Alcatel Lucent is now demonstrating the new processor and says it will be commercially available in mid 2012, initially in a range of new line cards for its 7750 SR series edge routers: 2 port - 100GE, 6 port - 40GE and 20 port 10GE cards.
According to the company, "the FP3 processor is designed to address tomorrow's demand for ultra-high performance public and private IP networks. For example, a single FP3 processor could handle 70,000 simultaneous high definition video streams or 8.4 million simultaneous retail cloud sessions."
According to Geof Heydon, digital economy director at Alcatel Lucent Australia, the company has had at least a two year lead on rivals since Alcatel bought startup TiMetra Networks in 2003 (Alwan was TiMetra's president and CEO) which had a 10Gbps processor that became the FP1. (At the time the $US150m paid, in Alcatel stock, was seen as way two high. One venture capitalist was reported saying "What a ridiculous price. I'd like that banker representing TiMetra to be on my team! He can sell ice to Eskimos!")

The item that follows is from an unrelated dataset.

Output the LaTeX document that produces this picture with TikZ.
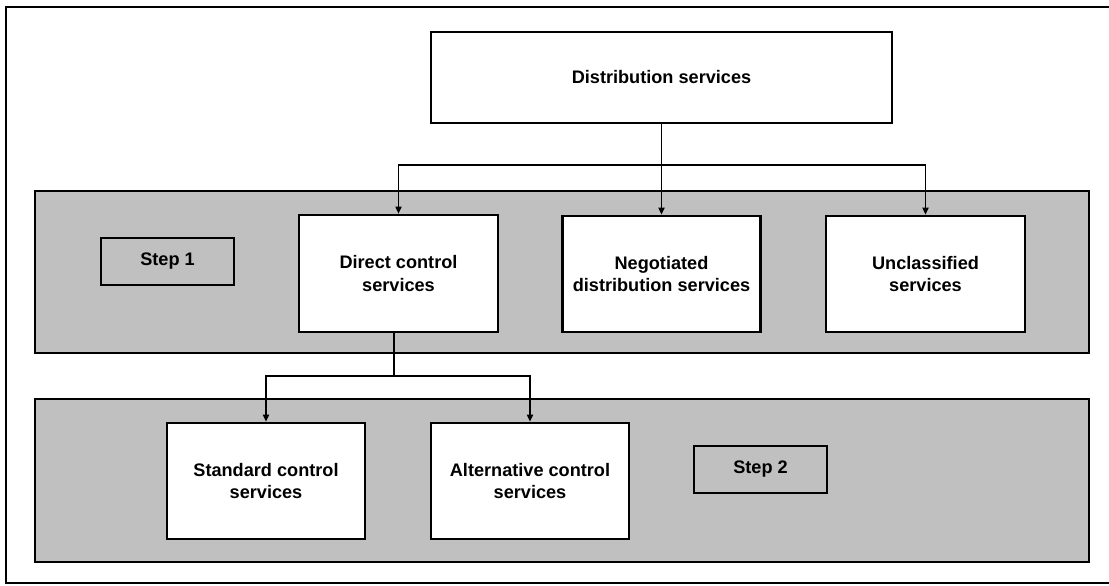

Post acquisition Alcatel evolved the FP1 to the 100Gbps FP2 in 2007, when rivals had only managed to produce 20Gbps processors Alcatel-Lucent claims. Now, it says rivals are just starting to ship 100Gbps processors.
Heydon said: "We got a major benefit in the market place, and our market share and revenue [in edge routing] grew very rapidly when we first went to 100G way ahead of our competitors, in 2008. Now everybody is starting to get 100G capability'¦And a real advantage for is to do our own R&D and produce our own chipsets."
This all begs the question of whether Alcatel-Lucent has any plans to compete in the high end core router market, dominated by Cisco and Juniper Networks. It has given no indication of such plans, but nor has it said specifically that it has none.